Sonya, under the identity of a French citizen, landed that night in a field 40 miles from Le Mans, where Rommel’s army was concentrated in preparation for a coming invasion by the Allies. She was met by a group of elderly Frenchmen. “We old ones meet and guide those who come in planes. The younger men are needed for more serious work,” they explained.

After walking along rural roads for nearly 30 hours, in unbearable heat, they arrived at a chateau near Le Mans. During the day, the streets of the town swarmed with German soldiers, but Sonya pretended to be shopping as she contacted potential recruits for her secret army. By night, after curfew, Sonya frequented the black-market cafes and bistros patronized almost entirely by Rommel’s officers and collaborators. Gaining their acceptance, she gathered intelligence to pass along to London. One German colonel took a particular liking to Sonya. He frequently sat at her table and they shared drinks.

Sonya was nearly discovered one evening when the colonel sat next to her and her purse fell from the chair to the floor with a loud thump. It was obvious that she had something heavy in the purse, most likely a gun. The colonel fixed his gaze on Sonya.

As casually as possible, Sonya reached into her purse and extracted a  forged permit to carry a gun that was signed by Gestapo headquarters. The colonel concluded that Sonya was a Gestapo spy, which explained the reason for her frequenting the black market cafes.

Sonya eventually gathered a force of nearly 500 Frenchmen who were eager to help. The Allies dropped arms and ammunition by parachute, which Sonya and her men hid, then on market days, loaded onto carts and beneath the turnips and hay smuggled into town. Then, they commenced to wreaking havoc on Rommel’s army.

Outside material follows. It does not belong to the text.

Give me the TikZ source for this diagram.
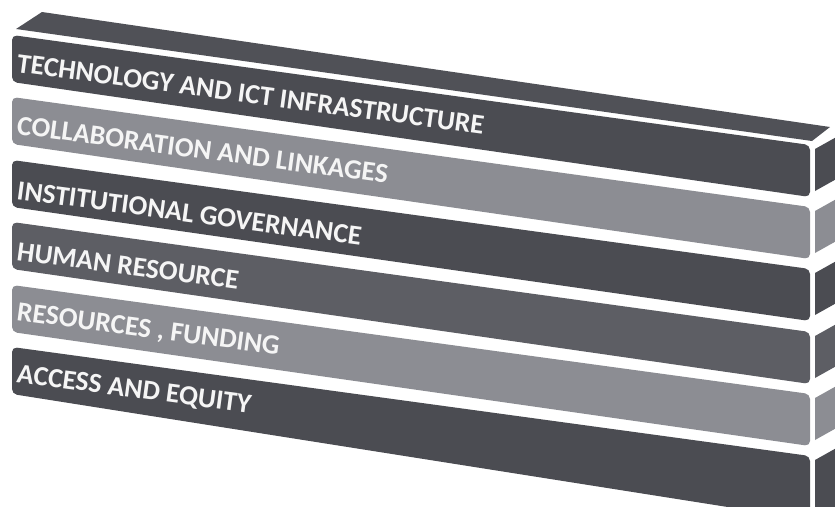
\documentclass[tikz,border=0pt]{standalone}
\usepackage{fontspec}
\setmainfont{Carlito}
\usepackage{tikz}
\usetikzlibrary{positioning}
\definecolor{bardark}{HTML}{4B4C52}
\definecolor{barmid}{HTML}{5D5E64}
\definecolor{barlight}{HTML}{8C8D93}
\definecolor{bartop}{HTML}{505157}
\tikzstyle{darkbar} = [fill=bardark, rounded corners=5pt]
\tikzstyle{midbar} = [fill=barmid, rounded corners=5pt]
\tikzstyle{lightbar} = [fill=barlight, rounded corners=5pt]
\tikzstyle{barlabel} = [anchor=base west, inner sep=0pt, rotate=-7.6, text=white!96!black, font=\fontsize{27.7}{30}\selectfont\bfseries]

\begin{document}
\begin{tikzpicture}[x=1pt,y=-1pt]
	\useasboundingbox (0,0) rectangle (835,506);
	\clip (0,0) rectangle (835,506);
	
	% top of the stack
	\fill[bartop] (16,29) -- (42,12) -- (830,127) -- (812,141) -- cycle;
	
	% front faces
	\path[darkbar] (12,35) -- (810,145) -- (810,197) -- (12,82) -- cycle;
	\path[lightbar] (12,97) -- (810,207) -- (810,259) -- (12,144) -- cycle;
	\path[darkbar] (12,160) -- (810,269) -- (810,321) -- (12,207) -- cycle;
	\path[midbar] (12,222) -- (810,332) -- (810,384) -- (12,269) -- cycle;
	\path[lightbar] (12,285) -- (810,394) -- (810,446) -- (12,332) -- cycle;
	\path[darkbar] (12,347) -- (810,456) -- (810,520) -- (12,394) -- cycle;
	
	% end faces
	\fill[bardark] (815,149) -- (840,135) -- (840,177) -- (815,191) -- cycle;
	\fill[barlight] (815,211) -- (840,197) -- (840,239) -- (815,253) -- cycle;
	\fill[bardark] (815,273) -- (840,259) -- (840,301) -- (815,315) -- cycle;
	\fill[barmid] (815,336) -- (840,322) -- (840,364) -- (815,378) -- cycle;
	\fill[barlight] (815,398) -- (840,384) -- (840,426) -- (815,440) -- cycle;
	\fill[bardark] (815,460) -- (840,446) -- (840,520) -- (815,520) -- cycle;
	
	\node[barlabel] (tech) at (16,72) {TECHNOLOGY AND ICT INFRASTRUCTURE};
	\node[barlabel] (collab) at (16,134) {COLLABORATION AND LINKAGES};
	\node[barlabel] (inst) at (16,199) {INSTITUTIONAL GOVERNANCE};
	\node[barlabel] (human) at (16,260) {HUMAN RESOURCE};
	\node[barlabel] (funding) at (16,320) {RESOURCES , FUNDING};
	\node[barlabel] (access) at (16,382) {ACCESS AND EQUITY};
\end{tikzpicture}
\end{document}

They cut communication lines, blew up fuel tanks, put emery powder in diesel electric generator tanks, and ambushed convoys. Then, on the night of June 5th, Sonya received a message from London. She was to blow up the turntables in the Le Mans railway yards, cut every telephone wire leading out of the city, and blow up all possible road and rail bridges. The Germans launched an all-out effort to find them, and succeeded.

The Abwehr raided a secure compound and killed or captured all but 80 of Sonya’s men, including the radio operator. There would be no more arms and ammunition drops. Sonya and the remaining men would be identified, so they could no longer be seen in town. They decided on one last, daring operation—the blowing up of a munitions train bringing guns and ammunition to Rommel.

They would disable the engine and capture as much materiel as possible to rearm themselves.

Their plan succeeded. Well-placed charges blew the engine from its tracks and it toppled over in a cloud of steam. Guards leapt from the overturned rail cars and began firing wildly into the night. Sonya and her men eliminated all of them, then unloaded the weapons they would use in running battles with the Wehrmacht. Then, they blew up what was left of the train. “We were still in sight of the train when the first charge went off with a force that nearly lifted us off our feet. When we were miles away, we could still hear muffled explosions as the train methodically blew itself to pieces,” she recalled.

Over the following days they continued their reign of terror, until they learned that the Americans were on the way. They were instructed to target airports, and kept the Luftwaffe pinned down until General Patton’s forces had the airfield surrounded.

With the area now under Allied control, Sonya was assigned to interrogate German prisoners. She was given one particularly stubborn prisoner to break down. It turned out to be the German colonel.